Acceptance of the notion that there exists an equation under which the State may fairly and honestly control human exchange leads the adolescent down the road of folly—increasing taxes to increase programs to increase happiness to allow equality—which ends in dictatorship.
For in the adolescent vision the street sweeper ceases to be a citizen and becomes an applicant, presenting himself to Government and demanding compensation based upon his “merit,” or “goodness,” as a member of society who contributes as much as the physician, but is treated, on payday, as less than equal.
The adolescent, in his imagination, stands at the side of the street sweeper, reminding him of his “equality,” and urging on him the courage to press his claim.
Justice is corrupted by consideration, not of whether or not the accused committed the crime, but of supposedly mitigating factors of his childhood, race, or environment.

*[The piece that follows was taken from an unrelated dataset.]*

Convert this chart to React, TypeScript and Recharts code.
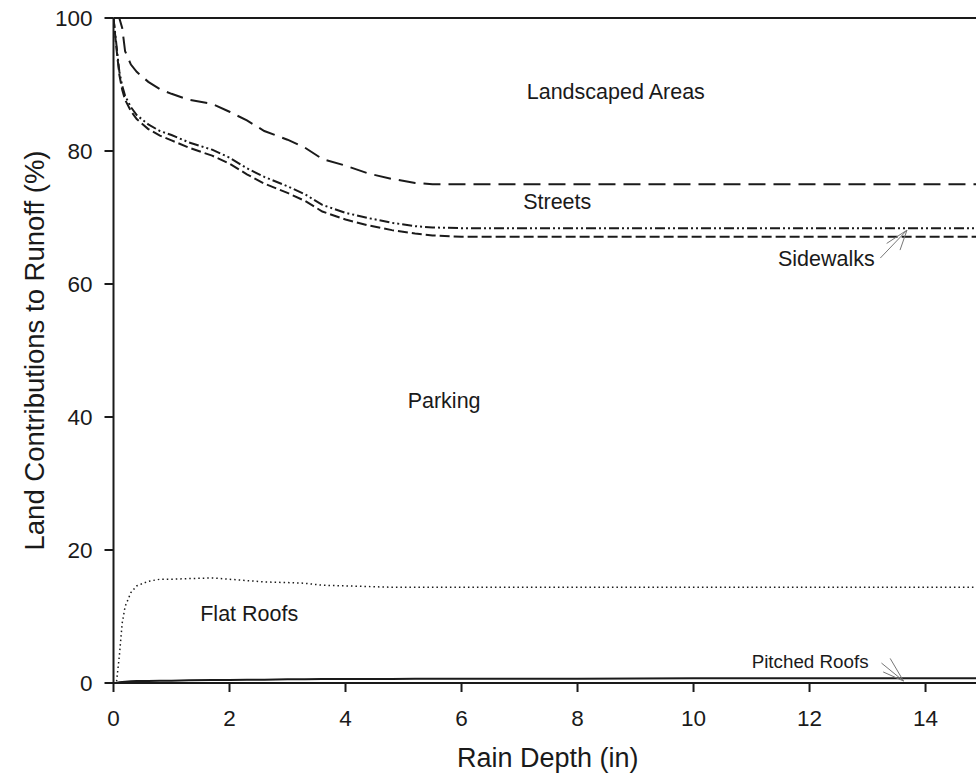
import {
  LineChart,
  Line,
  XAxis,
  YAxis,
  ReferenceLine,
  ReferenceDot,
} from "recharts";

// rain depth (in) sample points
const rainDepth = [
  0, 0.05, 0.1, 0.15, 0.2, 0.3, 0.4, 0.6, 0.8, 1.0, 1.3, 1.7, 2.0, 2.3, 2.6,
  3.0, 3.3, 3.6, 4.0, 4.4, 4.8, 5.2, 5.5, 6, 8, 10, 12, 14, 14.87,
];

// cumulative boundaries (%), top edge of each land use band
const streetsTop = [
  100, 100, 100, 98.5, 95, 93, 91.9, 90.4, 89.3, 88.6, 87.7, 87.1, 85.9, 84.6,
  83.0, 81.7, 80.5, 78.8, 77.8, 76.6, 75.8, 75.2, 75.0, 75.0, 75.0, 75.0, 75.0,
  75.0, 75.0,
];
const sidewalksTop = [
  100, 96, 92, 89.8, 88.3, 86.6, 85.4, 84.0, 83.0, 82.4, 81.3, 80.2, 79.0, 77.4,
  76.1, 74.7, 73.5, 71.9, 70.7, 69.9, 69.2, 68.7, 68.5, 68.4, 68.4, 68.4, 68.4,
  68.4, 68.4,
];
const parkingTop = [
  100, 95.5, 91.5, 89.2, 87.7, 86.0, 84.8, 83.3, 82.3, 81.6, 80.5, 79.3, 78.1,
  76.5, 75.1, 73.7, 72.5, 70.9, 69.7, 68.8, 68.1, 67.6, 67.3, 67.1, 67.1, 67.1,
  67.1, 67.1, 67.1,
];
const flatRoofsTop = [
  0, 0, 4, 9, 11.5, 13.6, 14.6, 15.3, 15.6, 15.6, 15.7, 15.8, 15.6, 15.4, 15.2,
  15.1, 15.0, 14.7, 14.6, 14.5, 14.4, 14.4, 14.4, 14.4, 14.4, 14.4, 14.4, 14.4,
  14.4,
];
const pitchedRoofsTop = [
  0, 0, 0.1, 0.15, 0.2, 0.25, 0.3, 0.3, 0.35, 0.35, 0.4, 0.45, 0.45, 0.5, 0.5,
  0.55, 0.55, 0.6, 0.6, 0.6, 0.6, 0.65, 0.65, 0.65, 0.65, 0.7, 0.7, 0.7, 0.7,
];

const xTicks = [0, 2, 4, 6, 8, 10, 12, 14];
const yTicks = [0, 20, 40, 60, 80, 100];

// area labels: [text, x, y]
const areaLabels: [string, number, number][] = [
  ["Landscaped Areas", 8.66, 88.9],
  ["Streets", 7.65, 72.5],
  ["Sidewalks", 12.29, 63.9],
  ["Parking", 5.7, 42.5],
  ["Flat Roofs", 2.34, 10.5],
];
const pitchedLabel: [string, number, number] = ["Pitched Roofs", 12.01, 3.2];

// pointer lines: [x1, y1, x2, y2]
const pointers: [number, number, number, number][] = [
  [13.22, 63.9, 13.68, 68.1],
  [13.33, 66.1, 13.68, 68.1],
  [13.56, 65.1, 13.68, 68.1],
  [13.24, 3.0, 13.62, 0.3],
  [13.39, 3.7, 13.62, 0.3],
  [13.27, 1.66, 13.62, 0.3],
];

const rows = rainDepth.map((x, i) => ({
  x,
  streetsTop: streetsTop[i],
  sidewalksTop: sidewalksTop[i],
  parkingTop: parkingTop[i],
  flatRoofsTop: flatRoofsTop[i],
  pitchedRoofsTop: pitchedRoofsTop[i],
}));

const FONT = '"Liberation Sans", Arial, sans-serif';
const INK = "#1a1a1a";

function XTitle({ viewBox }: any) {
  const { x, y, width } = viewBox;
  return (
    <text x={x + width / 2 + 3} y={y + 84} textAnchor="middle" fontSize={27} fill={INK} fontFamily={FONT}>
      Rain Depth (in)
    </text>
  );
}

function YTitle({ viewBox }: any) {
  const { y, height } = viewBox;
  const cx = 44;
  const cy = y + height / 2;
  return (
    <text
      x={cx}
      y={cy}
      transform={`rotate(-90, ${cx}, ${cy})`}
      textAnchor="middle"
      fontSize={27.5}
      fill={INK}
      fontFamily={FONT}
    >
      Land Contributions to Runoff (%)
    </text>
  );
}

export default function App() {
  return (
    <div style={{ position: "absolute", left: 0, top: 0, background: "#fff", fontFamily: FONT }}>
      <LineChart width={976} height={776} data={rows} margin={{ top: 18, right: 0, bottom: 0, left: 0 }}>
        <XAxis
          dataKey="x"
          type="number"
          domain={[0, 14.87]}
          ticks={xTicks}
          allowDataOverflow
          height={93}
          tickSize={9}
          tickMargin={18}
          stroke={INK}
          strokeWidth={2}
          tick={{ fontSize: 22.5, fill: INK, fontFamily: FONT }}
          label={<XTitle />}
        />
        <YAxis
          type="number"
          domain={[0, 100]}
          ticks={yTicks}
          width={113.5}
          tickSize={9}
          tickMargin={12}
          stroke={INK}
          strokeWidth={2}
          tick={{ fontSize: 22.5, fill: INK, fontFamily: FONT }}
          label={<YTitle />}
        />
        <ReferenceLine y={100} stroke={INK} strokeWidth={2} />
        <Line dataKey="streetsTop" stroke={INK} strokeWidth={2} strokeDasharray="17 8" dot={false} isAnimationActive={false} />
        <Line dataKey="sidewalksTop" stroke={INK} strokeWidth={2} strokeDasharray="10 3 2 3 2 3" dot={false} isAnimationActive={false} />
        <Line dataKey="parkingTop" stroke={INK} strokeWidth={2} strokeDasharray="10 4" dot={false} isAnimationActive={false} />
        <Line dataKey="flatRoofsTop" stroke={INK} strokeWidth={1.5} strokeDasharray="1.5 3" dot={false} isAnimationActive={false} />
        <Line dataKey="pitchedRoofsTop" stroke={INK} strokeWidth={2} dot={false} isAnimationActive={false} />
        {pointers.map(([x1, y1, x2, y2], i) => (
          <ReferenceLine
            key={`p${i}`}
            segment={[{ x: x1, y: y1 }, { x: x2, y: y2 }]}
            stroke="#777"
            strokeWidth={1}
          />
        ))}
        {areaLabels.map(([text, x, y]) => (
          <ReferenceDot
            key={text}
            x={x}
            y={y}
            r={0}
            fill="none"
            stroke="none"
            label={{ value: text, position: "center", fontSize: 21.5, fill: INK, fontFamily: FONT }}
          />
        ))}
        <ReferenceDot
          x={pitchedLabel[1]}
          y={pitchedLabel[2]}
          r={0}
          fill="none"
          stroke="none"
          label={{ value: pitchedLabel[0], position: "center", fontSize: 18.8, fill: INK, fontFamily: FONT }}
        />
      </LineChart>
    </div>
  );
}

If weight is given, in extenuation, to his supposed goodness to animals or to his mother, he is then liable to leniency based not upon the needs of the citizenry (protection), but upon the criminal’s ability to dramatize his plight. If he may entertain, and play upon the emotions of the judge and jury, if he and his defenders may flatter the ability to “be compassionate,” and call it courage, society is weakened. Laws, then, decided upon in tranquility, without reference to the individual, and based upon behaviors, are cast aside or vitiated by reference to merit, fairness, or compassion, all of which are inchoate, subjective, and nonquantifiable.